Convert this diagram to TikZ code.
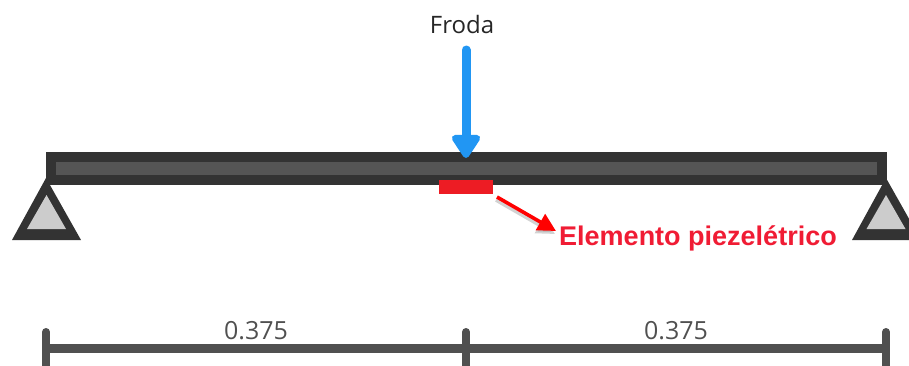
\documentclass[tikz,border=0pt]{standalone}
\usepackage{fontspec}
\setmainfont{Open Sans}
\newfontfamily\labelfont{Liberation Sans}
\usetikzlibrary{arrows.meta}
\definecolor{beamdark}{HTML}{333333}
\definecolor{beamfill}{HTML}{555555}
\definecolor{dimgrey}{HTML}{505050}
\definecolor{supfill}{HTML}{CCCCCC}
\definecolor{forceblue}{HTML}{2196F3}
\definecolor{piezored}{HTML}{ED1C24}
\definecolor{textred}{HTML}{F01C34}
\tikzset{
  x=1pt,y=-1pt,
  beam/.style={draw=beamdark,fill=beamfill,line width=10pt,miter limit=10},
  supouter/.style={fill=beamdark},
  supinner/.style={fill=supfill},
  dimline/.style={draw=dimgrey,line width=9pt},
  dimtick/.style={draw=dimgrey,line width=8pt,line cap=round},
  dimtext/.style={text=dimgrey,font=\fontsize{25}{27}\selectfont,inner sep=0pt,anchor=base},
  force/.style={draw=forceblue,line width=9pt,line cap=round,-{Triangle[length=26pt,width=32pt,round]}},
  leader/.style={draw=red,line width=3.6pt,-{Triangle[length=18pt,width=18pt]}},
  leadershadow/.style={draw=black!35,line width=3.6pt,-{Triangle[length=18pt,width=18pt]}},
}
\begin{document}
\begin{tikzpicture}
\useasboundingbox (0,0) rectangle (909,365);
\clip (0,0) rectangle (909,365);
% supports
\fill[supouter] (46,178) -- (81,240) -- (12,240) -- cycle;
\fill[supinner] (46.5,195) -- (66,229) -- (27,229) -- cycle;
\fill[supouter] (886,178) -- (921,240) -- (852,240) -- cycle;
\fill[supinner] (886,195) -- (905.5,229) -- (866.5,229) -- cycle;
% beam
\draw[beam] (51,156.5) rectangle (881.5,179.5);
% piezo
\node[fill=piezored,minimum width=54pt,minimum height=14pt,inner sep=0pt,anchor=center] (piezo) at (466,187) {};
% force
\node[font=\fontsize{24}{26}\selectfont,inner sep=0pt,text=black!85,anchor=base] (froda) at (462,33.5) {Froda};
\coordinate (forcestart) at (466,50);
\coordinate (forceend) at (466,158);
\draw[force] (forcestart) -- (forceend);
% leader
\coordinate (leadstart) at (497,197);
\coordinate (leadend) at (556,231);
\node[anchor=base west,inner sep=0pt,text=textred,font=\labelfont\bfseries\fontsize{27}{29}\selectfont] (plabel) at (559,245) {Elemento piezelétrico};
\draw[leadershadow,opacity=.5] ([shift={(-1,3)}]leadstart) -- ([shift={(-1,3)}]leadend);
\draw[leader] (leadstart) -- (leadend);
% dimension
\coordinate (d1) at (46,348);
\coordinate (d2) at (466,348);
\coordinate (d3) at (886,348);
\draw[dimline] (d1) -- (d3);
\draw[dimtick] (46,332) -- (46,372);
\draw[dimtick] (466,332) -- (466,372);
\draw[dimtick] (886,332) -- (886,372);
\node[dimtext] (t1) at (256,339) {0.375};
\node[dimtext] (t2) at (676,339) {0.375};
\end{tikzpicture}
\end{document}
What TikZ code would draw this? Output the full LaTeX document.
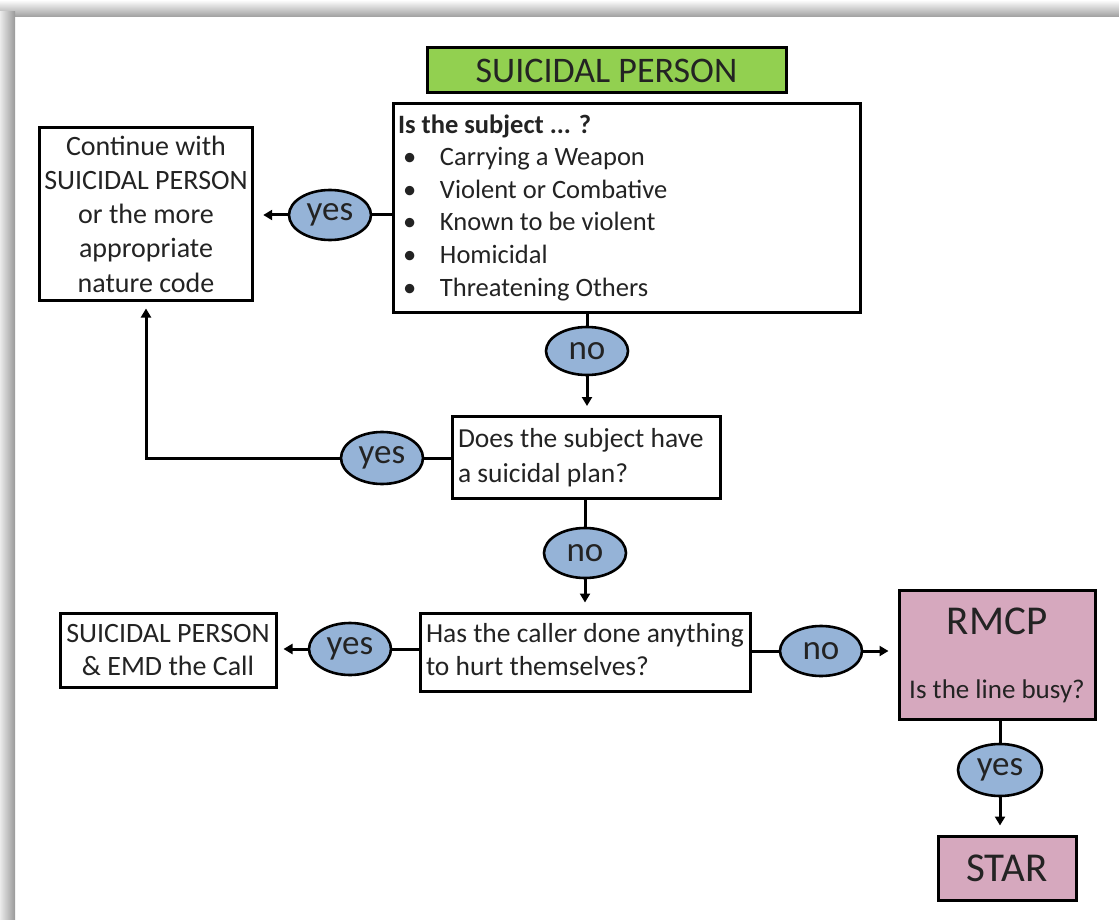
\documentclass[tikz,border=0pt]{standalone}
\usepackage{fontspec}
\setmainfont{Carlito}
\usetikzlibrary{arrows.meta,shapes.geometric}
\definecolor{titlegreen}{RGB}{146,208,80}
\definecolor{answerblue}{RGB}{149,179,215}
\definecolor{endpink}{RGB}{214,168,190}
\definecolor{ink}{RGB}{35,35,35}
\newcommand\listbullet{\hspace*{5pt}\makebox[37pt][l]{\textbullet}}
% left-aligned block of lines filling a fixed width
\newcommand\leftlines[2]{\makebox[#1][l]{\begin{tabular}{@{}l@{}}#2\end{tabular}}}
\tikzset{
  stepbox/.style={draw=black, line width=3pt, fill=white, text=ink, inner sep=5pt},
  answer/.style={ellipse, draw=black, line width=2.6pt, fill=answerblue, text=ink,
    inner sep=0pt, minimum width=82pt, minimum height=50pt,
    font=\fontsize{35}{35}\selectfont},
  link/.style={line width=3pt, draw=black},
  arrowlink/.style={link, -{Triangle[length=9pt,width=10pt]}, shorten >=9pt}
}
\begin{document}
\begin{tikzpicture}[x=1pt, y=-1pt]
  % page and its shaded frame edges
  \useasboundingbox (0,0) rectangle (1119,920);
  \fill[white] (0,0) rectangle (1119,920);
  \shade[top color=white, bottom color=black!38] (0,0) rectangle (1119,17);
  \shade[left color=black!8, right color=black!40] (0,12) rectangle (15,920);

  % title
  \node[stepbox, fill=titlegreen, minimum width=359pt, minimum height=45pt,
        font=\fontsize{36}{36}\selectfont] (title) at (606.5,70.5) {SUICIDAL PERSON};

  % first question with its list
  \node[stepbox, minimum width=467pt, minimum height=208pt,
        font=\fontsize{26.5}{32.6}\selectfont] (q1) at (626.5,208)
    {\leftlines{457pt}{\textbf{Is the subject ... ?}\\
     \listbullet Carrying a Weapon\\
     \listbullet Violent or Combative\\
     \listbullet Known to be violent\\
     \listbullet Homicidal\\
     \listbullet Threatening Others}};

  % outcome on the left
  \node[stepbox, minimum width=212pt, minimum height=172pt, align=center,
        font=\fontsize{28}{34.3}\selectfont] (cont) at (146,214)
    {Continue with\\SUICIDAL PERSON\\or the more\\appropriate\\nature code};

  % second and third questions
  \node[stepbox, minimum width=268pt, minimum height=81pt, inner sep=6pt,
        font=\fontsize{27.5}{35}\selectfont] (q2) at (586,457.5)
    {\leftlines{256pt}{Does the subject have\\a suicidal plan?}};
  \node[stepbox, minimum width=330pt, minimum height=76pt, inner sep=6pt,
        font=\fontsize{27.5}{33}\selectfont] (q3) at (585,652)
    {\leftlines{318pt}{Has the caller done anything\\to hurt themselves?}};

  % dispatch outcomes
  \node[stepbox, minimum width=216pt, minimum height=74pt, align=center, inner sep=2pt,
        font=\fontsize{28}{33}\selectfont] (emd) at (168,650)
    {SUICIDAL PERSON\\\& EMD the Call};
  \node[stepbox, fill=endpink, minimum width=196pt, minimum height=129pt, align=center,
        inner sep=0pt, font=\fontsize{27}{64}\selectfont] (rmcp) at (997,655)
    {{\fontsize{41}{41}\selectfont RMCP}\\Is the line busy?};
  \node[stepbox, fill=endpink, minimum width=138pt, minimum height=64pt,
        font=\fontsize{41}{41}\selectfont] (star) at (1007,868) {STAR};

  % answers
  \node[answer] (yes1) at (330,215) {yes};
  \node[answer, minimum height=48pt] (no1) at (587,351) {no};
  \node[answer, minimum height=52pt] (yes2) at (382,458) {yes};
  \node[answer] (no2) at (585,553) {no};
  \node[answer, minimum height=52pt] (yes3) at (350,649) {yes};
  \node[answer] (no3) at (821,651) {no};
  \node[answer, minimum width=84pt, minimum height=52pt] (yes4) at (1000,770) {yes};

  % connectors
  \draw[link] (yes1.east) -- (yes1.east -| q1.west);
  \draw[arrowlink] (yes1.west) -- (yes1.west -| cont.east);

  \draw[link] (no1.north) -- (no1.north |- q1.south);
  \draw[arrowlink] (no1.south) -- (no1.south |- q2.north);

  \draw[link] (yes2.east) -- (yes2.east -| q2.west);
  \draw[arrowlink, shorten >=7pt] (yes2.west) -| (cont.south);

  \draw[link] (no2.north) -- (no2.north |- q2.south);
  \draw[arrowlink] (no2.south) -- (no2.south |- q3.north);

  \draw[link] (yes3.east) -- (yes3.east -| q3.west);
  \draw[arrowlink, shorten >=6pt] (yes3.west) -- (yes3.west -| emd.east);

  \draw[link] (no3.west) -- (no3.west -| q3.east);
  \draw[arrowlink] (no3.east) -- (no3.east -| rmcp.west);

  \draw[link] (yes4.north) -- (yes4.north |- rmcp.south);
  \draw[arrowlink] (yes4.south) -- (yes4.south |- star.north);
\end{tikzpicture}
\end{document}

▶ _Goal of the exercise_
Beginning with the line above that contains "What TikZ code" and ending with the line that contains "(title) at (606.5,70.5)", quote each line exactly, keeping out the pictures.

▶ _Solution_
What TikZ code would draw this? Output the full LaTeX document.
\documentclass[tikz,border=0pt]{standalone}
\usepackage{fontspec}
\setmainfont{Carlito}
\usetikzlibrary{arrows.meta,shapes.geometric}
\definecolor{titlegreen}{RGB}{146,208,80}
\definecolor{answerblue}{RGB}{149,179,215}
\definecolor{endpink}{RGB}{214,168,190}
\definecolor{ink}{RGB}{35,35,35}
\newcommand\listbullet{\hspace*{5pt}\makebox[37pt][l]{\textbullet}}
% left-aligned block of lines filling a fixed width
\newcommand\leftlines[2]{\makebox[#1][l]{\begin{tabular}{@{}l@{}}#2\end{tabular}}}
\tikzset{
  stepbox/.style={draw=black, line width=3pt, fill=white, text=ink, inner sep=5pt},
  answer/.style={ellipse, draw=black, line width=2.6pt, fill=answerblue, text=ink,
    inner sep=0pt, minimum width=82pt, minimum height=50pt,
    font=\fontsize{35}{35}\selectfont},
  link/.style={line width=3pt, draw=black},
  arrowlink/.style={link, -{Triangle[length=9pt,width=10pt]}, shorten >=9pt}
}
\begin{document}
\begin{tikzpicture}[x=1pt, y=-1pt]
  % page and its shaded frame edges
  \useasboundingbox (0,0) rectangle (1119,920);
  \fill[white] (0,0) rectangle (1119,920);
  \shade[top color=white, bottom color=black!38] (0,0) rectangle (1119,17);
  \shade[left color=black!8, right color=black!40] (0,12) rectangle (15,920);

  % title
  \node[stepbox, fill=titlegreen, minimum width=359pt, minimum height=45pt,
        font=\fontsize{36}{36}\selectfont] (title) at (606.5,70.5) {SUICIDAL PERSON};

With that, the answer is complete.